In the step 8 we use the following logic for each pair of vehicle/cause columns:
For values where the vehicle is null and the cause is non-null, set the vehicle to Unspecified.
For values where the cause is null and the vehicle is not-null, set the cause to Unspecified.
Ain’t we supposed to replace the vehicle with Sedan instead of Unspecified for logic # 1? Because it is the most frequent vehicle:
print(top10_vehicles)
Sedan 33133
Station Wagon/Sport Utility Vehicle 26124
PASSENGER VEHICLE 16026
SPORT UTILITY / STATION WAGON 12356
Taxi 3482
Pick-up Truck 2373
TAXI 1892
Box Truck 1659
Bike 1190
Bus 1162
dtype: int64
For reference here is the top 10 most frequent cause of incident:
print(top_10_causes)
Unspecified 57481
Driver Inattention/Distraction 17650
Following Too Closely 6567
Failure to Yield Right-of-Way 4566
Passing or Lane Usage Improper 3260
Passing Too Closely 3045
Backing Unsafely 3001
Other Vehicular 2523
Unsafe Lane Changing 2372
Turning Improperly 1590
dtype: int64
I’ll appreciate it if someone can explain it a bit further.
The top “cause” is an “Unspecified” placeholder.

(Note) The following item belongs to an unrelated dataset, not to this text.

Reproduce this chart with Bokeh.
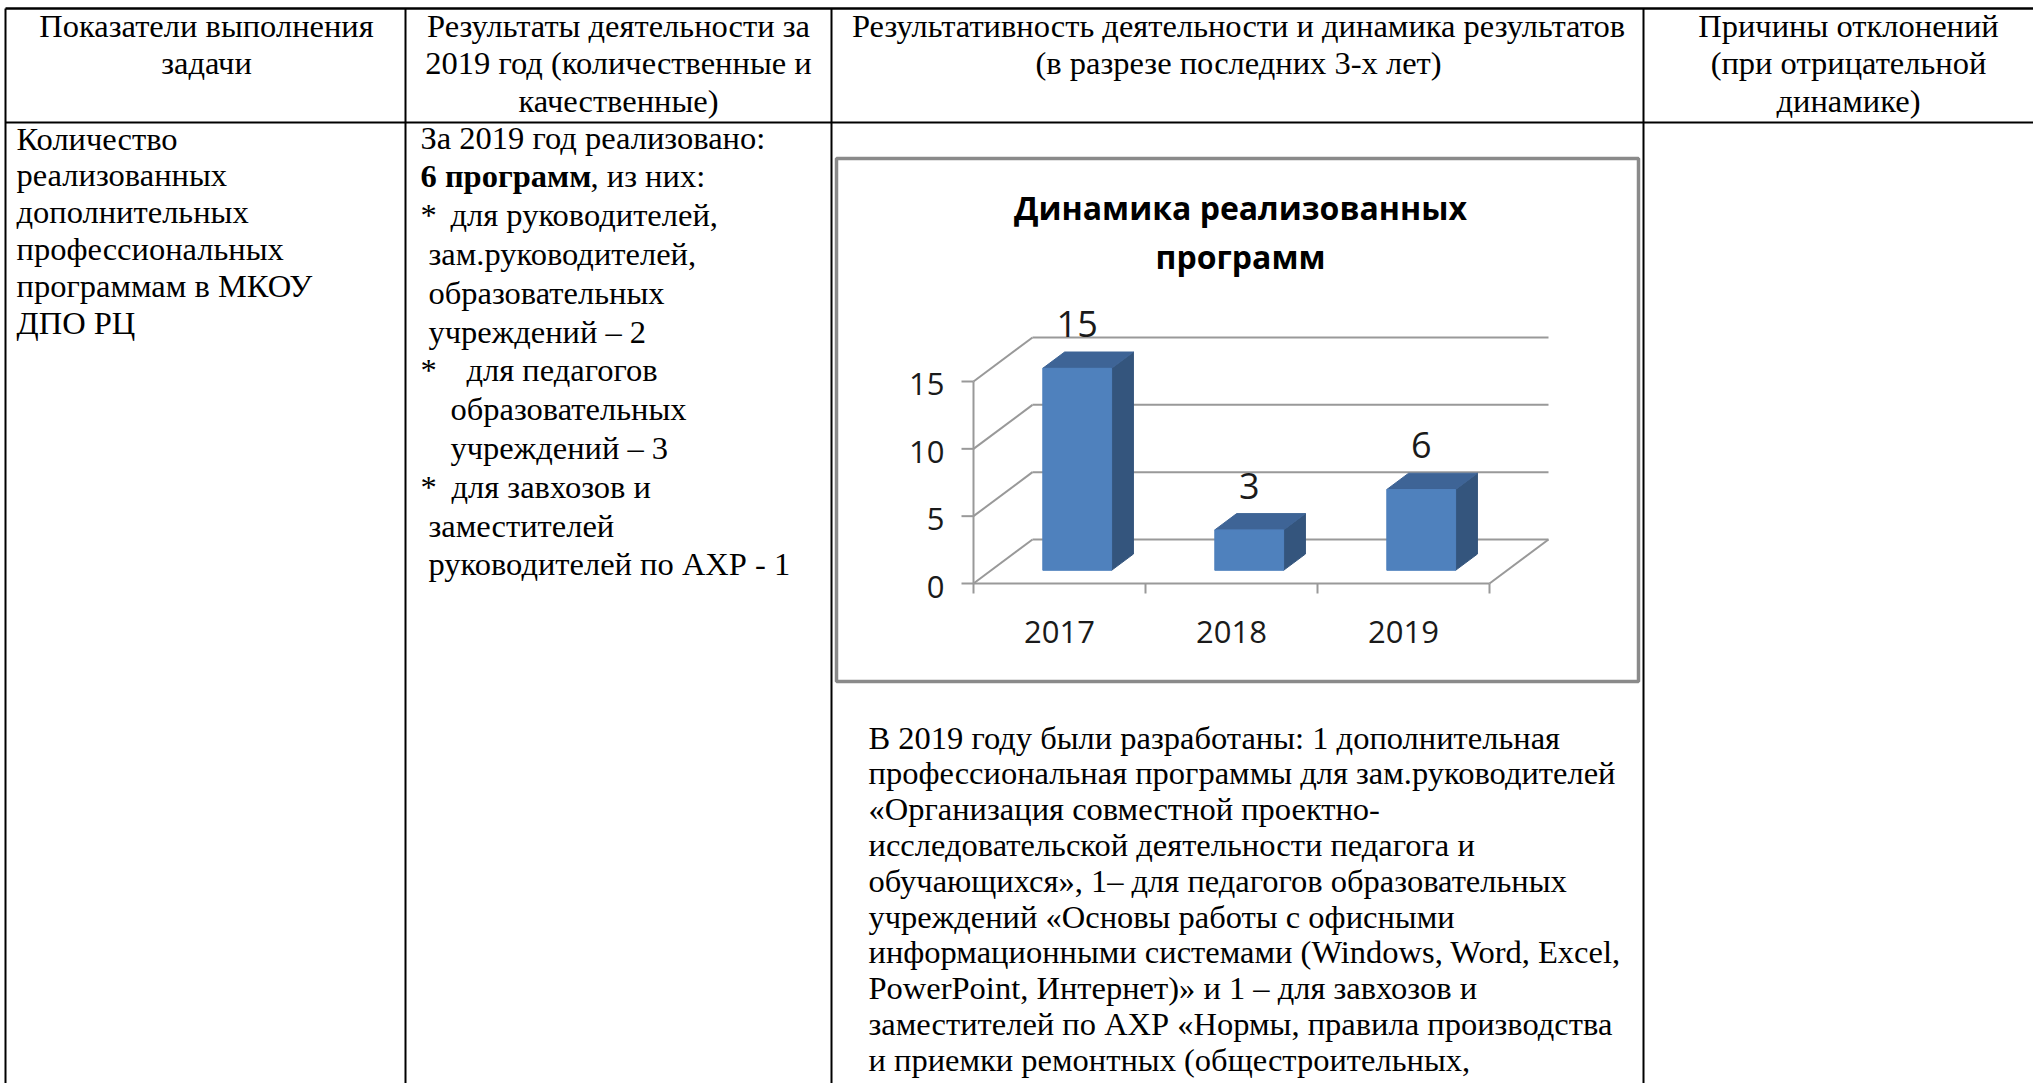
from bokeh.plotting import figure
from bokeh.models import Range1d
from bokeh.embed import file_html
from bokeh.resources import INLINE
from bokeh.core.properties import value

# ------------------------------------------------------------------ data
years = ["2017", "2018", "2019"]
programs = [15, 3, 6]
y_ticks = [0, 5, 10, 15]
chart_title = ["Динамика реализованных", "программ"]

header_col1 = ["Показатели выполнения", "задачи"]
header_col2 = ["Результаты деятельности за", "2019 год (количественные и", "качественные)"]
header_col3 = ["Результативность деятельности и динамика результатов",
               "(в разрезе последних 3-х лет)"]
header_col4 = ["Причины отклонений", "(при отрицательной", "динамике)"]

col1_text = ["Количество", "реализованных", "дополнительных",
             "профессиональных", "программам в МКОУ", "ДПО РЦ"]

col2_first = "За 2019 год реализовано:"
col2_bold = "6 программ"
col2_after_bold = ", из них:"
col2_lines = ["для руководителей,", "зам.руководителей,", "образовательных",
              "учреждений – 2", "для педагогов", "образовательных",
              "учреждений – 3", "для завхозов и", "заместителей",
              "руководителей по АХР - 1"]
col2_bullet_rows = [0, 4, 7]

col3_text = [
    "В 2019 году были разработаны: 1 дополнительная",
    "профессиональная программы для зам.руководителей",
    "«Организация совместной проектно-",
    "исследовательской деятельности педагога и",
    "обучающихся», 1– для педагогов образовательных",
    "учреждений «Основы работы с офисными",
    "информационными системами (Windows, Word, Excel,",
    "PowerPoint, Интернет)» и 1 – для завхозов и",
    "заместителей по АХР «Нормы, правила производства",
    "и приемки ремонтных (общестроительных,",
]

# ------------------------------------------------------------------ layout / style
W, H = 2033, 1083
OX, OY = 0, 0
SERIF = value("Liberation Serif")
SANS = value("Open Sans")
FS = "32.5px"

COL_X = [5, 405, 831, 1643]          # vertical rules
TOP_Y, HEAD_Y = 8, 122
# chart geometry (pixel scale of the chart)
X_CAT0, UX = 1059.0, 172.0           # category 0 centre on front plane, px per category
Y_VAL0, KY = 583.0, 13.467           # value 0 on front plane, px per unit
DX_PX, DY_PX = 59.0, 44.0            # full depth offset
F1, F2 = 0.30, 0.67                  # bar front / back depth fraction
HW = 0.2                             # half bar width in category units

p = figure(width=W, height=H, output_backend="svg", toolbar_location=None,
           x_range=Range1d(OX, OX + W), y_range=Range1d(OY + H, OY),
           min_border=0)
p.axis.visible = False
p.grid.visible = False
p.outline_line_color = None
p.background_fill_color = "white"
p.border_fill_color = "white"

p.extra_x_ranges = {"cat": Range1d((OX - X_CAT0) / UX, (OX + W - X_CAT0) / UX)}
p.extra_y_ranges = {"val": Range1d((Y_VAL0 - (OY + H)) / KY, (Y_VAL0 - OY) / KY)}

# ------------------------------------------------------------------ table rules
p.segment(x0=[COL_X[0], COL_X[0]], x1=[OX + W, OX + W], y0=[TOP_Y, HEAD_Y],
          y1=[TOP_Y, HEAD_Y], line_color="black", line_width=[2.5, 2])
p.segment(x0=COL_X, x1=COL_X, y0=[TOP_Y] * 4, y1=[OY + H] * 4,
          line_color="black", line_width=2)

# ------------------------------------------------------------------ header texts
def center_lines(lines, cx, base0, step):
    p.text(x=[cx] * len(lines), y=[base0 + i * step for i in range(len(lines))],
           text=lines, text_font=SERIF, text_font_size=FS, text_align="center",
           text_baseline="alphabetic", text_color="black")

center_lines(header_col1, 206, 25, 37.6)
center_lines(header_col2, 618, 25, 37.6)
center_lines(header_col3, 1238, 25, 37.6)
center_lines(header_col4, 1848, 25, 37.6)

# ------------------------------------------------------------------ column 1
p.text(x=[16] * len(col1_text), y=[138 + i * 36.8 for i in range(len(col1_text))],
       text=col1_text, text_font=SERIF, text_font_size=FS, text_align="left",
       text_baseline="alphabetic", text_color="black")

# ------------------------------------------------------------------ column 2
C2_Y0, C2_STEP = 137, 38.8
p.text(x=[420], y=[C2_Y0], text=[col2_first], text_font=SERIF, text_font_size=FS,
       text_baseline="alphabetic", text_color="black")
p.text(x=[420], y=[C2_Y0 + C2_STEP], text=[col2_bold], text_font=SERIF, text_font_size=FS,
       text_font_style="bold", text_baseline="alphabetic", text_color="black")
p.text(x=[590], y=[C2_Y0 + C2_STEP], text=[col2_after_bold], text_font=SERIF,
       text_font_size=FS, text_baseline="alphabetic", text_color="black")
indent = {0: 450, 4: 466, 5: 450, 6: 450, 7: 451}
c2x = [indent.get(i, 428) for i in range(len(col2_lines))]
c2y = [C2_Y0 + (i + 2) * C2_STEP for i in range(len(col2_lines))]
p.text(x=c2x, y=c2y, text=col2_lines, text_font=SERIF, text_font_size=FS,
       text_baseline="alphabetic", text_color="black")
p.text(x=[420] * len(col2_bullet_rows), y=[c2y[i] for i in col2_bullet_rows],
       text=["*"] * len(col2_bullet_rows), text_font=SERIF, text_font_size=FS,
       text_baseline="alphabetic", text_color="black")

# ------------------------------------------------------------------ column 3 text
p.text(x=[868] * len(col3_text), y=[737 + i * 35.8 for i in range(len(col3_text))],
       text=col3_text, text_font=SERIF, text_font_size=FS, text_align="left",
       text_baseline="alphabetic", text_color="black")

# ------------------------------------------------------------------ chart frame + title
p.quad(left=[836], right=[1638], top=[158], bottom=[681], fill_color="white",
       line_color="#8a8a8a", line_width=3.5)
p.text(x=[1240, 1240], y=[207, 256], text=chart_title, text_font=SANS,
       text_font_size="32px", text_font_style="bold", text_align="center",
       text_baseline="alphabetic", text_color="black")

# ------------------------------------------------------------------ 3-D column chart
dxu, dyu = DX_PX / UX, DY_PX / KY
n = len(years)
left_edge, right_edge = -0.5, n - 0.5
vmax = max(y_ticks)
GRID = "#999999"
ck = dict(x_range_name="cat", y_range_name="val")

# back wall gridlines
p.segment(x0=[left_edge + dxu] * len(y_ticks), x1=[right_edge + dxu] * len(y_ticks),
          y0=[t + dyu for t in y_ticks], y1=[t + dyu for t in y_ticks],
          line_color=GRID, line_width=2, **ck)
# side wall diagonals
p.segment(x0=[left_edge] * len(y_ticks), x1=[left_edge + dxu] * len(y_ticks),
          y0=y_ticks, y1=[t + dyu for t in y_ticks],
          line_color=GRID, line_width=2, **ck)
# floor: front edge, right diagonal
p.segment(x0=[left_edge, right_edge], x1=[right_edge, right_edge + dxu],
          y0=[0, 0], y1=[0, dyu], line_color=GRID, line_width=2, **ck)
# front vertical axis
p.segment(x0=[left_edge], x1=[left_edge], y0=[0], y1=[vmax],
          line_color=GRID, line_width=2, **ck)
# y ticks
tick_u = 12 / UX
p.segment(x0=[left_edge - tick_u] * len(y_ticks), x1=[left_edge] * len(y_ticks),
          y0=y_ticks, y1=y_ticks, line_color=GRID, line_width=2, **ck)
# x ticks (category boundaries)
xt = [left_edge + k for k in range(n + 1)]
p.segment(x0=xt, x1=xt, y0=[0] * len(xt), y1=[-10 / KY] * len(xt),
          line_color=GRID, line_width=2, **ck)

# bars
front_xs, front_ys, side_xs, side_ys, top_xs, top_ys = [], [], [], [], [], []
for i, v in enumerate(programs):
    a1, b1 = F1 * dxu, F1 * dyu
    a2, b2 = F2 * dxu, F2 * dyu
    l1, r1 = i - HW + a1, i + HW + a1
    l2, r2 = i - HW + a2, i + HW + a2
    front_xs.append([l1, r1, r1, l1]); front_ys.append([b1, b1, v + b1, v + b1])
    side_xs.append([r1, r2, r2, r1]); side_ys.append([b1, b2, v + b2, v + b1])
    top_xs.append([l1, r1, r2, l2]); top_ys.append([v + b1, v + b1, v + b2, v + b2])
p.patches(side_xs, side_ys, fill_color="#34557d", line_color="#34557d", line_width=1, **ck)
p.patches(top_xs, top_ys, fill_color="#3e6496", line_color="#3e6496", line_width=1, **ck)
p.patches(front_xs, front_ys, fill_color="#4f81bd", line_color="#4f81bd", line_width=1, **ck)

# data labels
p.text(x=[i + F1 * dxu for i in range(n)],
       y=[v + F1 * dyu + 44 / KY for v in programs],
       text=[str(v) for v in programs], text_font=SANS, text_font_size="36px",
       text_align="center", text_baseline="alphabetic", text_color="#1a1a1a", **ck)
# y tick labels
p.text(x=[left_edge - 29 / UX] * len(y_ticks), y=[t - 3 / KY for t in y_ticks],
       text=[str(t) for t in y_ticks], text_font=SANS, text_font_size="31px",
       text_align="right", text_baseline="alphabetic", text_color="#1a1a1a", **ck)
# category labels
p.text(x=list(range(n)), y=[-48 / KY] * n, text=years, text_font=SANS,
       text_font_size="31px", text_align="center", text_baseline="alphabetic",
       text_color="#1a1a1a", **ck)

open("out.html", "w").write(file_html(p, INLINE))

This is useful instead of a null value as it makes the distinction between a value that is missing because there were only a certain number of vehicles in the collision versus one that is because the contributing cause for a particular vehicle is unknown.
The vehicles columns don’t have an equivalent, but we can still use the same technique.
The choice to follow the same approach for vehicles as that for the cause is an intentional one.
You can certainly try to replace it with Sedan, but the question becomes if that’s a more reasonable assumption than sticking with Unspecified? If we don’t know the type of vehicle, is it better to make the assumption that it’s a sedan?
Maybe if we had more data or information, we could say so. Since we don’t it’s really about what might make more sense given what we want to achieve. As the other reply mentions, you can and should definitely try it both ways.
But be aware of what kind of biases your choice might cause to end up in the model. If a dataset included specific model numbers for vehicles instead and we chose the most frequent value, we could end up with a model that might predict that specific model number to be causing more accidents even if that might not be the case.
Let’s say we had values close to equivalent, e.g. Sedan (55,000) and Unspecified (57,481), in that case, would it be wise to assign most of the values as Sedan for the vehicle column?